The National Labor Relations Board (Board) seeks enforcement of an order issued against respondent on April 15, 1968, premised on findings and conclusions that respondent had violated sections 8(a) (1), (3) and (4) of the National Labor Relations Act, 29 U.S.C. § 158(a) (1), (3) and (4), by the discriminatory discharge of an employee, Pearl Cook. The Board Decision and Order is reported at 170 N.L.R.B. No. 168. The section 8(a) (3) and (1) violations pertain to Cook's discharge for union activities; the 8(a) (4) violations pertain to Cook's discharge because he had previously given testimony against the respondent in an earlier Board proceeding and because of a threat to seek Board aid in the subject dispute. Enforcement is resisted upon claim of lack of a fair hearing due to extreme and continuing bias upon the part of the trial examiner during the course of the hearing and the further ground that the record lacks substantial evidence to support the Board's findings.

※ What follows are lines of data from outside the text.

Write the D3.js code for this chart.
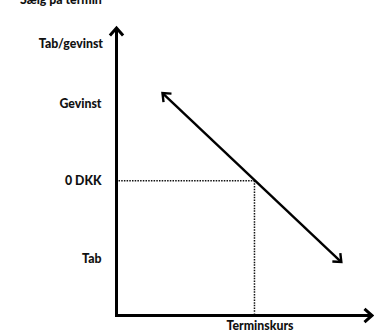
<!DOCTYPE html>
<html>
<head>
<meta charset="utf-8">
<script src="https://cdn.jsdelivr.net/npm/d3@7"></script>
<style>
  html, body { margin: 0; padding: 0; background: #fff; }
  svg { display: block; }
  text { font-family: Lato, "Open Sans", sans-serif; font-weight: 900; fill: #111; }
</style>
</head>
<body>
<svg id="chart" width="374" height="333"></svg>
<script>
// Payoff profile for selling a currency forward
const title = "Sælg på termin";
const yAxisTitle = "Tab/gevinst";
const xAxisTitle = "Terminskurs";
const yTickValues = [1, 0, -1];
const yTickLabels = ["Gevinst", "0 DKK", "Tab"];
const forwardRate = 54;
const payoffSpot = [18, 88];
const payoffValue = [1.13, -1.05];

const svg = d3.select("#chart");
const x = d3.scaleLinear().domain([0, 100]).range([116.5, 372]);
const y = d3.scaleLinear().domain([-1.74, 1.97]).range([315.5, 28]);
const fs = 12.3;

// Title (sits at the very top edge)
svg.append("text").attr("x", 20).attr("y", 4)
  .attr("font-size", fs).text(title);

// Y axis labels
const yAxis = d3.axisLeft(y).tickValues(yTickValues)
  .tickFormat((d, i) => yTickLabels[i]).tickSize(0).tickPadding(15);
const gy = svg.append("g").attr("transform", `translate(${x(0)},0)`).call(yAxis);
gy.select(".domain").remove();
gy.selectAll("text").attr("font-size", fs).attr("fill", "#111")
  .style("font-family", "Lato, 'Open Sans', sans-serif").style("font-weight", "900");

svg.append("text").attr("x", 103).attr("y", y(1.97) + 19.5)
  .attr("text-anchor", "end").attr("font-size", fs).text(yAxisTitle);

// Dotted guides at break-even
svg.append("line")
  .attr("x1", x(0) + 2).attr("x2", x(forwardRate))
  .attr("y1", y(0)).attr("y2", y(0))
  .attr("stroke", "#111").attr("stroke-width", 1.5).attr("stroke-dasharray", "1.5,1.2");
svg.append("line")
  .attr("x1", x(forwardRate)).attr("x2", x(forwardRate))
  .attr("y1", y(0)).attr("y2", y(-1.74) - 2)
  .attr("stroke", "#111").attr("stroke-width", 1.5).attr("stroke-dasharray", "1.5,1.2");

// Open chevron arrowhead at (tx,ty) pointing along angle
function chevron(tx, ty, angle, len, spread, w) {
  const a1 = angle + Math.PI - spread, a2 = angle + Math.PI + spread;
  const p = d3.path();
  p.moveTo(tx + len * Math.cos(a1), ty + len * Math.sin(a1));
  p.lineTo(tx, ty);
  p.lineTo(tx + len * Math.cos(a2), ty + len * Math.sin(a2));
  svg.append("path").attr("d", p.toString()).attr("fill", "none")
    .attr("stroke", "#000").attr("stroke-width", w)
    .attr("stroke-linejoin", "miter").attr("stroke-linecap", "butt");
}

// Axes
svg.append("path")
  .attr("d", `M${x(0)},${y(1.97) + 2}V${y(-1.74)}H${x(100) - 2}`)
  .attr("fill", "none").attr("stroke", "#000").attr("stroke-width", 3);
chevron(x(0), y(1.97), -Math.PI / 2, 10, 0.72, 3);
chevron(x(100), y(-1.74), 0, 10, 0.72, 3);

// Payoff line with arrows on both ends
const pts = payoffSpot.map((s, i) => [x(s), y(payoffValue[i])]);
svg.append("line")
  .attr("x1", pts[0][0]).attr("y1", pts[0][1])
  .attr("x2", pts[1][0]).attr("y2", pts[1][1])
  .attr("stroke", "#000").attr("stroke-width", 2.4);
const ang = Math.atan2(pts[1][1] - pts[0][1], pts[1][0] - pts[0][0]);
chevron(pts[1][0], pts[1][1], ang, 9, 0.7, 2.4);
chevron(pts[0][0], pts[0][1], ang + Math.PI, 9, 0.7, 2.4);

// X axis title
svg.append("text").attr("x", 260).attr("y", 330)
  .attr("text-anchor", "middle").attr("font-size", fs).text(xAxisTitle);
</script>
</body>
</html>
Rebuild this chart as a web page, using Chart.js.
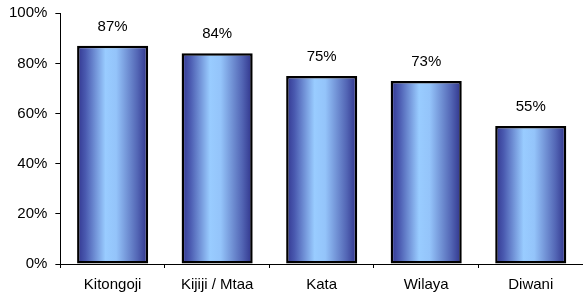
<!DOCTYPE html>
<html>
<head>
<meta charset="utf-8">
<script src="https://cdn.jsdelivr.net/npm/chart.js@4"></script>
<style>
  html, body { margin: 0; padding: 0; background: #fff; }
  #wrap { width: 583px; height: 294px; }
</style>
</head>
<body>
<div id="wrap"><canvas id="myChart" width="583" height="294"></canvas></div>
<script>
const categories = ['Kitongoji', 'Kijiji / Mtaa', 'Kata', 'Wilaya', 'Diwani'];
const values = [87, 84, 75, 73, 55];

const barPct = 0.68;
const fontFamily = '"Liberation Sans", Arial, sans-serif';

// horizontal dark-light-dark shading for each bar
function barFill(context) {
  const chart = context.chart;
  const x = chart.scales.x;
  if (!x || context.dataIndex === undefined) return '#6699ff';
  const center = x.getPixelForValue(context.dataIndex);
  const half = (x.width / categories.length) * barPct / 2;
  if (!isFinite(center) || !isFinite(half) || half <= 0) return '#6699ff';
  const g = chart.ctx.createLinearGradient(center - half, 0, center + half, 0);
  g.addColorStop(0, '#31358f');
  g.addColorStop(0.12, '#4a5ab0');
  g.addColorStop(0.4, '#99ccff');
  g.addColorStop(0.55, '#94c4fa');
  g.addColorStop(0.85, '#5366b5');
  g.addColorStop(1, '#2e3189');
  return g;
}

const valueLabels = {
  id: 'valueLabels',
  afterDatasetsDraw(chart) {
    const ctx = chart.ctx;
    const meta = chart.getDatasetMeta(0);
    ctx.save();
    ctx.font = '15px ' + fontFamily;
    ctx.fillStyle = '#000';
    ctx.textAlign = 'center';
    ctx.textBaseline = 'alphabetic';
    meta.data.forEach((bar, i) => {
      ctx.fillText(values[i] + '%', bar.x, bar.y - 15);
    });
    ctx.restore();
  }
};

const ctx = document.getElementById('myChart').getContext('2d');
new Chart(ctx, {
  type: 'bar',
  data: {
    labels: categories,
    datasets: [{
      data: values,
      backgroundColor: barFill,
      borderColor: '#000',
      borderWidth: 2.5,
      borderSkipped: false,
      barPercentage: barPct,
      categoryPercentage: 1
    }]
  },
  options: {
    responsive: false,
    animation: false,
    layout: { padding: { top: 0, right: 0, left: 1, bottom: -8 } },
    plugins: {
      legend: { display: false },
      tooltip: { enabled: false }
    },
    scales: {
      x: {
        grid: { drawOnChartArea: false, color: '#000', tickLength: 4, offset: true },
        border: { color: '#000', width: 1 },
        ticks: { color: '#000', font: { family: fontFamily, size: 15 }, padding: 8, maxRotation: 0 }
      },
      y: {
        min: 0,
        max: 100,
        grid: { drawOnChartArea: false, color: '#000', tickLength: 5 },
        border: { color: '#000', width: 1 },
        ticks: {
          stepSize: 20,
          color: '#000',
          padding: 8,
          font: { family: fontFamily, size: 15, lineHeight: 0.7 },
          callback: v => v + '%'
        }
      }
    }
  },
  plugins: [valueLabels]
});
</script>
</body>
</html>
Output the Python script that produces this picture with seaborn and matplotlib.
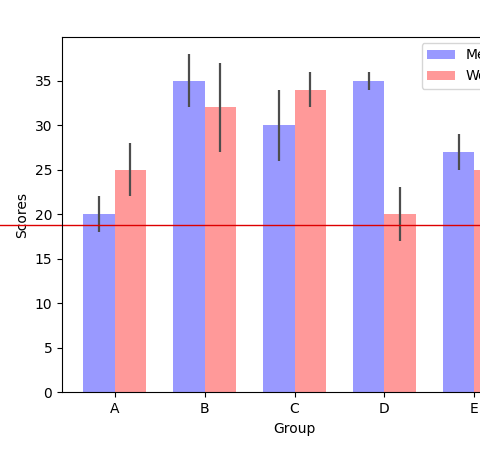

With the exception of a single incident which we note,1 our examination of the trial record reveals nothing pertaining to the conduct of the trial examiner that lends substantial support to petitioner's claim that it was denied a fair hearing as such. However, petitioner's dissatisfaction with the proceedings becomes understandable when projected against the examiner's written decision. The overall tone of the decision is one of "throw the book" with repeated emphasis upon the prerogative of the examiner to determine credibility2 and contains several gratuitious findings which we would reject as unsupported by the evidence if such findings were dispositive of the basic issue. The record does, nevertheless, when considered as a whole contain substantial evidence that Cook was discharged and for reasons showing a discriminatory motive that was violative of sections 8(a) (1) and (3). So, too, the record supports the determination of a violation of section 8(a) (4) because of Cook's earlier Board testimony. The record does not factually support a further violation of this section.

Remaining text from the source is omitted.